Fig. 17 shows the operation of a battery charger in Mode 3. The DC-link voltage is well controlled at 250V as shown in Fig. 17(a). The LV battery current is well controlled at the reference value, as shown in Fig. 17(b). The primary and secondary currents of the transformer are shown in Fig. 17(c), which are similar to those of the simulation results.

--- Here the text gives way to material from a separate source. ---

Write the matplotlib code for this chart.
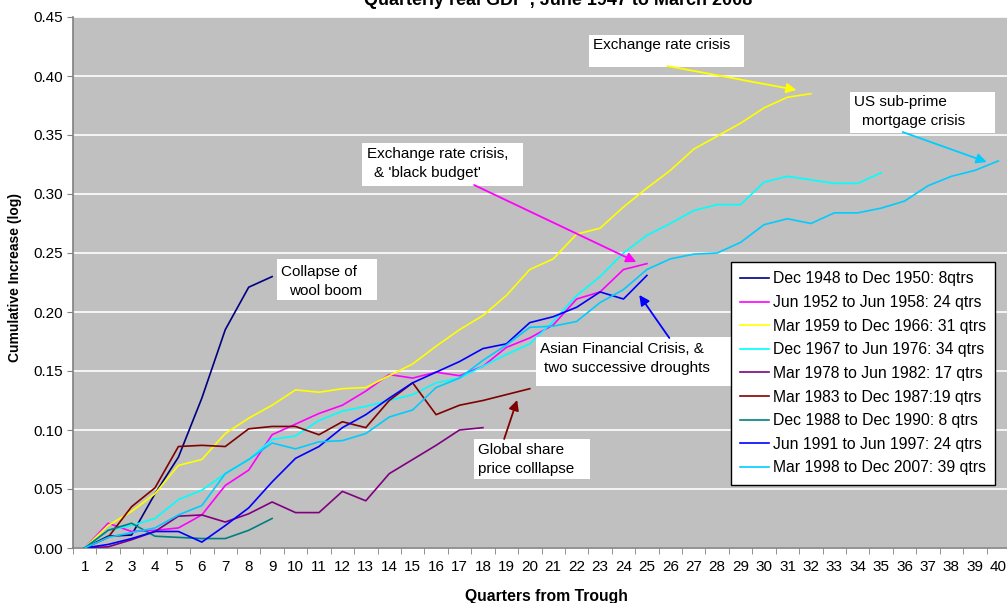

Fig. 17. Control performance of battery charger in H2L mode. (a) DC-link voltage. (b) LV battery current. (c) Primary and secondary current of the transformer.

VI. CONCLUSIONS

A novel multifunctional battery charger for EVs has been proposed in this paper. The proposed OBC can implement a dual function that reduces the count of the circuit components. During the HV battery charging period, the vehicle is connected to the grid and the DFC is operated as an active power filter to absorb the second-order ripple power at the DC-link. During the LV battery charging period, the vehicle is running and the DFC is operated as an isolated DC-DC converter to charge the LV battery from the HV battery. With the proposed DFC, the LV battery charging circuit is utilized to achieve the APD function instead of bulky capacitor banks. Therefore, small film capacitors can be used without adding switches, a heat sink, or a corresponding gate circuit. As a result, for a 3.3-kW OBC, the volume and cost are decreased by 74.4% and 67.8%, when compared with the conventional method. The feasibility of the proposed OBC has been verified for a 1-kW prototype in the laboratory.